«Con frasi rotte, Luigi Pavese mi spiegò che stava girando un film tratto da I miserabili di Victor Hugo, diretto dal regista Riccardo Freda con attori del calibro di Gino Cervi, Valentina Cortese e di lui stesso. La lavorazione era iniziata tre settimane prima nei teatri di posa del Centro Sperimentale di Cinematografia. Tergendosi il sudore dalla fronte, aggiunse sconvolto che quella stessa mattina, al teatro 1 dove si apprestavano a girare l'importante scena di Jean Valjean che rubava i candelabri d'argento del vescovo Myriel, si erano accorti che... Lo interruppi: “...che vi erano stati rubati i candelabri. È così?” Scosse la testa: “No, no, nessuno ha rubato i candelabri, ma qualcuno ha ucciso un uomo e ha nascosto il cadavere nella cassapanca dei candelabri!” precisò il povero Pavese con voce strozzata.
È il primo dei numerosi colpi di scena di Il clan dei Miserabili, quinta avventura – dopo Delitti a Cinecittà (2008), Terrore ad Harlem (2009), Morte al Cinevillaggio (2010), Scalera di sangue (2011), Spiaggia a mano armata (2012) – dell'investigatore privato antifascista Bruno Astolfi, creato dalla penna di Umberto Lenzi, esordiente giallista all'età di 77 anni (altro che Camilleri, il cui Montalbano nasce quando l'autore di anni ne aveva appena 69).
Non mancano i polizieschi ambientati nel mondo del cinema, a cominciare dal grande Stuart Kaminsky con il suo Toby Peters, scalcagnato private eye della Hollywood degli anni d'oro, e anche in Italia si sono avuti esempi autarchici sin dagli anni '30, ma nessuno può vantare una conoscenza diretta e approfondita dell'ambiente come Lenzi. Sì, perché – per chi non avesse ancora ricostruito l'abbinamento – lui è proprio l'anarchico e poliedrico regista che ha percorso quasi ogni genere del nostro cinema, seguendo e interpretando a modo suo l'onda del momento, dal lontano Le avventure di Mary Read (1961) a Hornsby e Rodriguez – Sfida criminale (1992), e in mezzo trovano posto altri 67 film, salvo errori od omissioni.

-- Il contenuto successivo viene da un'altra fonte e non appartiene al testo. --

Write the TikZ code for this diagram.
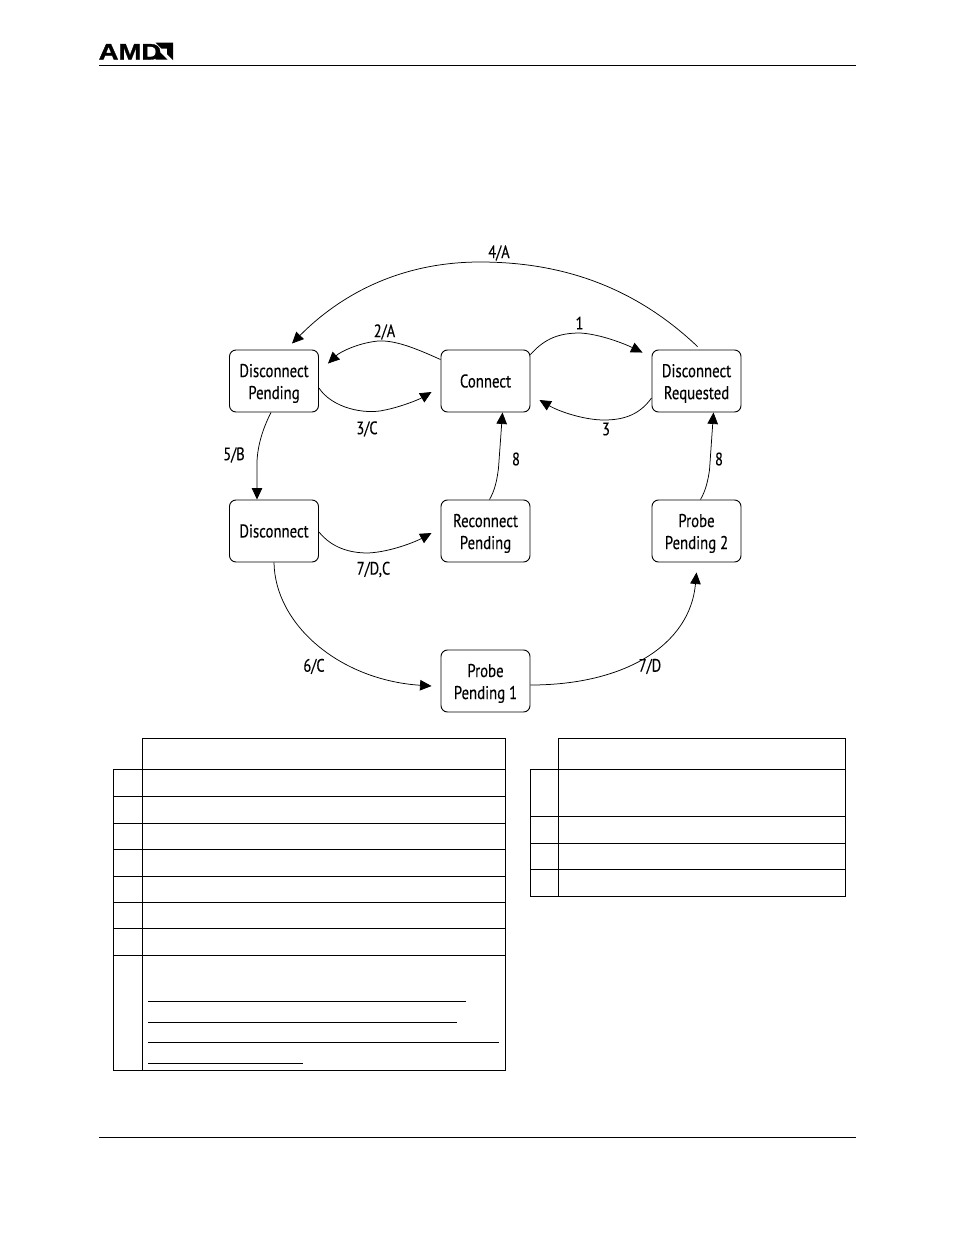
\documentclass[tikz,border=0pt]{standalone}
\usepackage{fontspec}
\setmainfont{PT Sans}[FakeStretch=0.8,FakeBold=0.25]
\newfontfamily\logofont{Liberation Sans}[FakeStretch=1.22,FakeBold=1.2]
\usetikzlibrary{arrows.meta}
% Extra height on a first line, so that two-line captions sit a little lower in the box
\newcommand{\firstline}{\rule{0pt}{18pt}}
\tikzset{
  statebox/.style={draw=black,line width=0.95pt,fill=white,rounded corners=6.5pt,minimum width=89pt,minimum height=62pt,
    inner sep=0pt,align=center,font=\fontsize{18.5}{22}\selectfont},
  trans/.style={draw=black,line width=0.75pt,-{Triangle[length=11.5pt,width=10.5pt]}},
  edgelabel/.style={inner sep=0pt,font=\fontsize{18}{20}\selectfont},
  rulepage/.style={line width=1pt},
  grid/.style={line width=1pt,line cap=rect},
  under/.style={line width=1pt}
}
\begin{document}
\begin{tikzpicture}[x=1pt,y=-1pt]
\useasboundingbox[fill=white] (0,0) rectangle (954,1235);

% Page furniture
\node[inner sep=0pt,anchor=base west,font=\logofont\bfseries\fontsize{22.5}{23}\selectfont] (logo) at (98.5,59.5) {AMD};
\fill[black] (155.5,42.5) -- (173,42.5) -- (173,60) -- (167,54) -- (167,48.5) -- (161.5,48.5) -- cycle;
\fill[black] (155.5,47.5) -- (161.5,53.5) -- (161.5,54) -- (162,54) -- (167.5,59.5) -- (155.5,59.5) -- cycle;
\draw[rulepage] (99,65) -- (856,65);
\draw[rulepage] (99,1137) -- (856,1137);

% State boxes
\node[statebox] (dp) at (274,381) {\firstline Disconnect\\Pending};
\node[statebox] (con) at (485.5,381) {Connect};
\node[statebox] (dr) at (696.5,381) {\firstline Disconnect\\Requested};
\node[statebox] (dis) at (274,531) {Disconnect};
\node[statebox] (rp) at (485.5,531) {\firstline Reconnect\\Pending};
\node[statebox] (pp2) at (696.5,531) {\firstline Probe\\Pending 2};
\node[statebox] (pp1) at (485.5,681) {\firstline Probe\\Pending 1};

% Transitions
\draw[trans] ([shift={(1,-3)}]dr.north) .. controls (640,292) and (570,262) .. (480,262)
  .. controls (400,262) and (340,295) .. ([shift={(18,-6)}]dp.north);
\draw[trans] ([yshift=-10pt]con.north west) .. controls (415,348) and (395,340) .. (378,341)
  .. controls (358,343) and (340,352) .. ([shift={(9,14)}]dp.north east);
\draw[trans] ([yshift=-7pt]dp.east) .. controls (332,408) and (365,415) .. (385,410)
  .. controls (400,407) and (418,400) .. ([shift={(-9,11)}]con.west);
\draw[trans] ([yshift=-5pt]con.north east) .. controls (545,338) and (560,333) .. (580,333)
  .. controls (600,334) and (625,344) .. ([shift={(-9,3)}]dr.north west);
\draw[trans] ([yshift=-17pt]dr.west) .. controls (640,414) and (625,420) .. (604,420)
  .. controls (585,420) and (560,412) .. ([shift={(9,19)}]con.east);
\draw[trans] ([xshift=-3pt]dp.south) .. controls (262,430) and (256,450) .. (257,470)
  -- ([xshift=-17pt]dis.north);
\draw[trans] ([shift={(4,0)}]rp.north) .. controls (495,490) and (497,480) .. (498.5,468)
  -- ([xshift=17pt]con.south);
\draw[trans] ([shift={(4,0)}]pp2.north) .. controls (706,490) and (708,480) .. (709.5,470)
  -- ([xshift=17pt]dr.south);
\draw[trans] ([yshift=-1pt]dis.east) .. controls (332,548) and (350,553) .. (368,553)
  .. controls (390,552) and (415,542) .. ([shift={(-9,2)}]rp.west);
\draw[trans] (dis.south) .. controls (275,625) and (340,680) .. ([shift={(-9,5)}]pp1.west);
\draw[trans] ([yshift=-4pt]pp1.east) .. controls (625,685) and (690,645) .. ([shift={(0,10)}]pp2.south);

% Transition labels
\node[edgelabel] (l4a) at (499,253) {4/A};
\node[edgelabel] (l2a) at (384.5,332) {2/A};
\node[edgelabel] (l1) at (579.5,323) {1};
\node[edgelabel] (l3c) at (367,429) {3/C};
\node[edgelabel] (l3) at (606,429) {3};
\node[edgelabel] (l5b) at (234,455) {5/B};
\node[edgelabel] (l8a) at (516,459) {8};
\node[edgelabel] (l8b) at (719,459) {8};
\node[edgelabel] (l7dc) at (373.5,569.5) {7/D,C};
\node[edgelabel] (l6c) at (314,666.5) {6/C};
\node[edgelabel] (l7d) at (650,666.5) {7/D};

% Left table ruling
\draw[grid] (142,738) -- (505,738) -- (505,1070) -- (113.5,1070) -- (113.5,769) -- (505,769);
\draw[grid] (142,738) -- (142,1070);
\foreach \yy in {796,823,849,876,902,928,955} \draw[grid] (113.5,\yy) -- (505,\yy);
\draw[under] (148,1001.5) -- (466,1001.5);
\draw[under] (148,1022.5) -- (457,1022.5);
\draw[under] (148,1042.5) -- (499,1042.5);
\draw[under] (148,1063.5) -- (303,1063.5);

% Right table ruling
\draw[grid] (558,738) -- (845.5,738) -- (845.5,896) -- (530.5,896) -- (530.5,769) -- (845.5,769);
\draw[grid] (558,738) -- (558,896);
\foreach \yy in {816,843,869} \draw[grid] (530.5,\yy) -- (845.5,\yy);
\end{tikzpicture}
\end{document}
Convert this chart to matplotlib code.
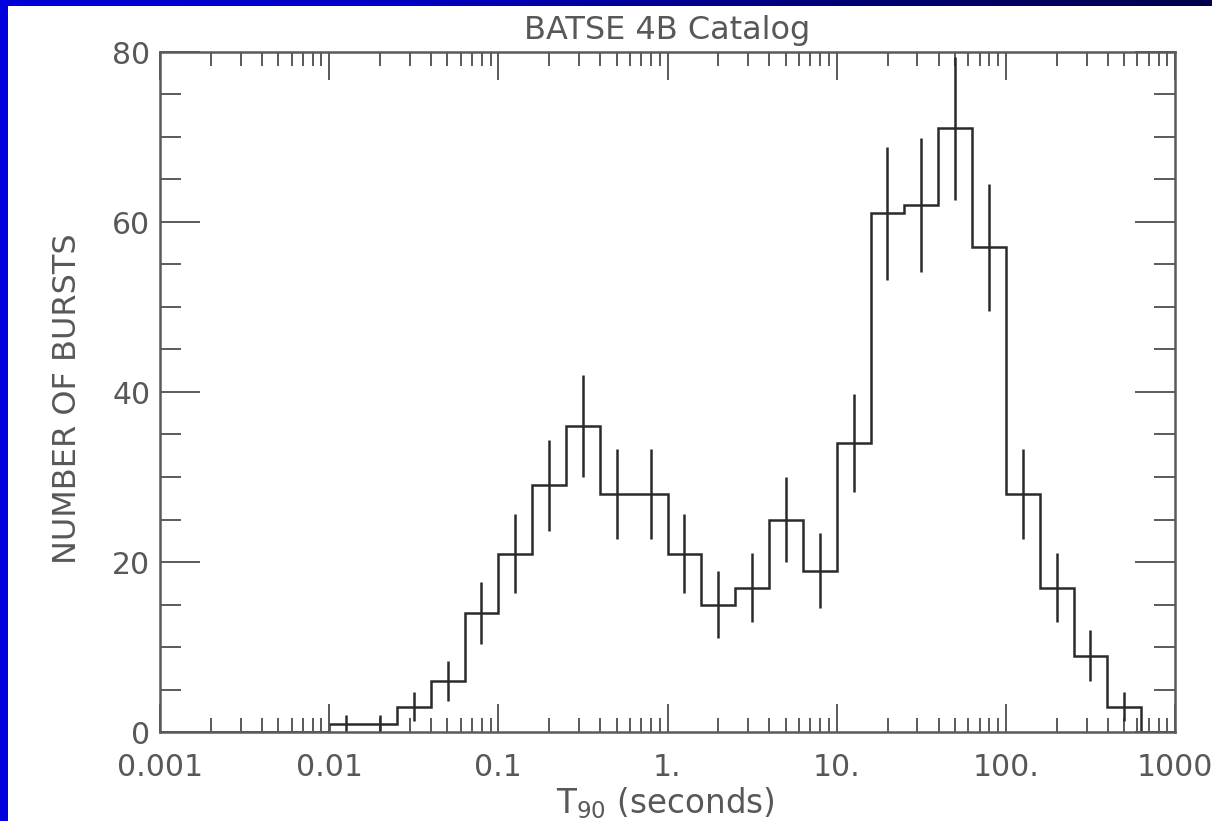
#!/usr/bin/env python3
"""
BATSE 4B catalog T90 duration histogram
"""

import numpy as np
import matplotlib
matplotlib.use('Agg')
import matplotlib.pyplot as plt
from matplotlib.colors import LinearSegmentedColormap
from matplotlib.patches import Rectangle
from matplotlib.ticker import FixedLocator, FixedFormatter, NullFormatter

# log10 bin edges, 0.2 dex wide, from 0.001 s to 1000 s
log_edges = np.linspace(-3.0, 3.0, 31)

# counts per bin
counts = [0, 0, 0, 0, 0,
          1, 1, 3, 6, 14, 21, 29, 36, 28, 28,
          21, 15, 17, 25, 19, 34, 61, 62, 71, 57,
          28, 17, 9, 3, 0]

# error bar half-lengths per bin
errors = [0, 0, 0, 0, 0,
          1.0, 1.0, 1.7, 2.4, 3.7, 4.6, 5.4, 6.0, 5.3, 5.3,
          4.6, 3.9, 4.1, 5.0, 4.4, 5.8, 7.8, 7.9, 8.4, 7.5,
          5.3, 4.1, 3.0, 1.7, 0]

x_tick_vals = [0.001, 0.01, 0.1, 1, 10, 100, 1000]
x_tick_labels = ['0.001', '0.01', '0.1', '1.', '10.', '100.', '1000']
y_tick_vals = [0, 20, 40, 60, 80]
y_tick_labels = ['0', '20', '40', '60', '80']

W, H = 1212, 821
text_col = '#585858'
axis_col = '#5a5a5a'
line_col = '#2a2a2a'
fs = 21.5

plt.rcParams['mathtext.default'] = 'regular'
plt.rcParams['font.family'] = ['DejaVu Sans']

fig = plt.figure(figsize=(W / 100, H / 100), dpi=100)
fig.patch.set_facecolor('white')

# blue frame: left strip and gradient top strip
fig.patches.append(Rectangle((0, 0), 8 / W, 1, transform=fig.transFigure,
                             facecolor='#0000dc', edgecolor='none', zorder=0))
ax_top = fig.add_axes([0, 1 - 6 / H, 1, 6 / H])
grad_cmap = LinearSegmentedColormap.from_list(
    'frame', ['#0000d8', '#0000c4', '#00007a', '#00004c'])
ax_top.imshow(np.linspace(0, 1, 256)[None, :], aspect='auto', cmap=grad_cmap,
              extent=[0, 1, 0, 1])
ax_top.set_axis_off()

# main plot
ax = fig.add_axes([160 / W, 1 - 732 / H, 1015 / W, 680 / H])
ax.set_xscale('log')

edges = 10 ** log_edges
centers = 10 ** (0.5 * (log_edges[:-1] + log_edges[1:]))

ax.stairs(counts, edges, color=line_col, linewidth=1.8, baseline=0)

cnt = np.array(counts, dtype=float)
err = np.array(errors, dtype=float)
has = err > 0
ax.vlines(centers[has], cnt[has] - err[has], cnt[has] + err[has],
          color=line_col, linewidth=1.8)

ax.set_xlim(1e-3, 1e3)
ax.set_ylim(0, 80)

for s in ax.spines.values():
    s.set_color(axis_col)
    s.set_linewidth(1.8)

# x ticks
ax.xaxis.set_major_locator(FixedLocator(x_tick_vals))
ax.xaxis.set_major_formatter(FixedFormatter(x_tick_labels))
minor_x = [m * 10.0 ** d for d in range(-3, 3) for m in range(2, 10)]
ax.xaxis.set_minor_locator(FixedLocator(minor_x))
ax.xaxis.set_minor_formatter(NullFormatter())

# y ticks
ax.yaxis.set_major_locator(FixedLocator(y_tick_vals))
ax.yaxis.set_major_formatter(FixedFormatter(y_tick_labels))
ax.yaxis.set_minor_locator(FixedLocator(list(range(5, 80, 5))))

ax.tick_params(axis='both', which='both', direction='in', top=True, right=True,
               color=axis_col, width=1.4, labelcolor=text_col, labelsize=fs)
ax.tick_params(axis='x', which='major', length=20, pad=15)
ax.tick_params(axis='x', which='minor', length=10)
ax.tick_params(axis='y', which='major', length=29, pad=7)
ax.tick_params(axis='y', which='minor', length=15)

# labels
fig.text(667 / W, 1 - 30 / H, 'BATSE 4B Catalog', ha='center', va='center',
         fontsize=23, color=text_col)
fig.text(68 / W, 1 - 399 / H, 'NUMBER OF BURSTS', ha='center', va='center',
         rotation=90, fontsize=23, color=text_col)
fig.text(665 / W, 1 - 803 / H, 'T$_{90}$ (seconds)', ha='center', va='center',
         fontsize=23.5, color=text_col)

plt.savefig('out.png', dpi=100)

Accanto a pellicole passate quasi inosservate, stanno titoli di grande successo di pubblico (la critica, salvo quella delle fanzines, non gli dedica molta attenzione) e non privi di motivi di interesse anche per i più scettici, quali Milano odia: la polizia non può sparare (1974), Roma a mano armata (1976), Napoli violenta (1976), per restare nel poliziottesco. Ma si fa anche ricordare, ad esempio, per la trilogia del “giallo erotico italiano”, o “thriller dei quartieri alti”, composta da Orgasmo (1969), Così dolce... così perversa (1969) e Paranoia (1970), interpretata dall'ex stella hollywoodiana Carroll Baker, o per il curiosissimo Il grande attacco (1976), girato in mezzo mondo, ove dirige nientemeno che Henry Fonda e John Huston, o per aver creato il personaggio di er Monnezza, prima che Tomas Milian lo tradisse, o quello dell'onesto commissario interpretato da Maurizio Merli, o infine per l'horror Incubo sulla città contaminata (1980), film in particolar modo venerato da Quentin Tarantino, lui che a sua volta si pone come maestri Raoul Walsh e Sam Fuller.
Mentiremmo se sostenessimo di averlo, a suo tempo, apprezzato, ma ci porta a riconsiderare il regista l'ammirazione incondizionata per lo scrittore, che dei film polizieschi conserva solo una certa ironia, mentre nei libri ripudia ogni durezza o gratuita violenza, muovendosi con acume misto a qualche voluta sprovvedutezza in un mondo che continua ad affascinarci. Dal cinema dei telefoni bianchi a quello di Gallone (Harlem), da quello di Salò trasferito alla Giudecca agli studios della Scalera, dalla pineta di Tombolo appunto al set dei Miserabili, non solo costruisce trame ben oliate ma riesce anche a rievocare, con qualche sorpresa, nomi noti e meno noti dell'anteguerra e del primo dopoguerra. Un bell'album, ma non solo di figurine.